2016年8月15日星期一

Seagate Introduces 10GB/s PCIe SSD And 60TB sas ssd

Seagate is looking to break records with two enterprise SSDs they're showing off at Flash Memory Summit this week. The first drive is one that's been seen before: the 10GB/s PCIe x16 SSD that Seagate demonstrated in March. It has now been named the Nytro XP7200 and is scheduled for mass production in Q4. Based on four Nytro XM1440 M.2 SSDs under one heatsink on a full height expansion card, the XP7200 is more of a backplane than a drive on its own. Unlike some other multi-controller PCIe SSDs, the XP7200 does not include a PCIe switch chip. This means that the card can only be fully utilized in PCIe x16 slots that support operation as four separate x4 links. Plugging the XP7200 into a PCIe x8 slot would render two of the four M.2 drives inaccessible. And because there are four independent NVMe SSDs on the card, hitting the peak advertised read speed of 10GB/s requires the use of software-based RAID-0 or a similar striping scheme.

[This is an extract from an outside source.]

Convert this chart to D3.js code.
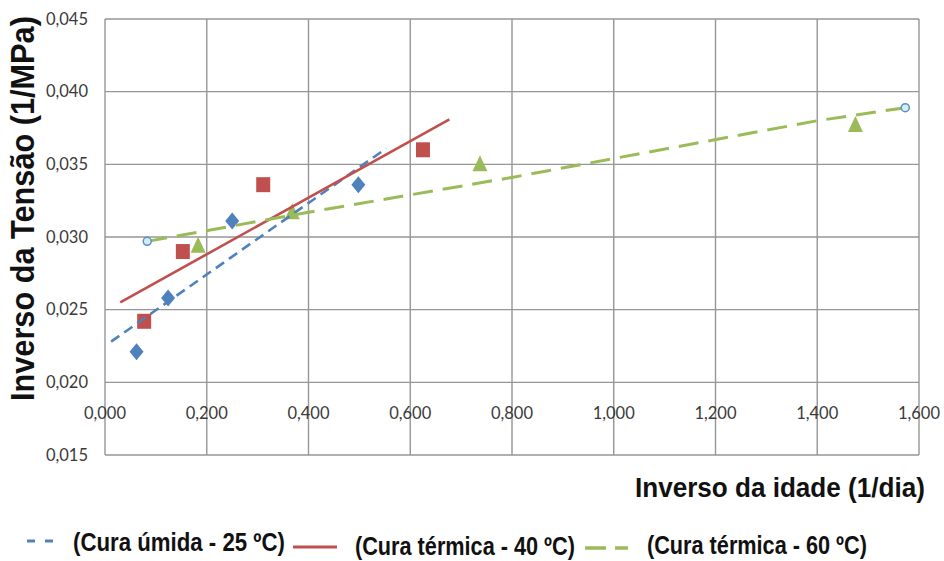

The performance specifications of the XP7200 show clearly the impact of using the capacity-optimized XM1440 models rather than the endurance optimized versions. Despite boasting total sequential read speeds of 10GB/s and almost one million IOPS for 4kB random reads, the write performance isn't earth-shattering. The XP7200 will be available in capacities of either 3.8TB or 7.7TB, as a result of populating it with either the 960GB XM1440 or the newer 2TB model.


With the Nytro XP7200 moving toward production, Seagate has brought out another SSD tech demo with eye-catching specifications. The unnamed SAS SSD packs 60TB of 3D TLC into a 3.5" drive. In order to connect over a thousand dies of Micron's 3D TLC NAND to a single SSD controller, Seagate has introduced ONFi bridge chips to multiplex the controller's NAND channels across far more dies than would otherwise be possible. The rest of the specs for the 60TB SSD look fairly mundane and make for a drive that's better suited to read-intensive workloads, but the capacity puts even the latest hard drives to shame.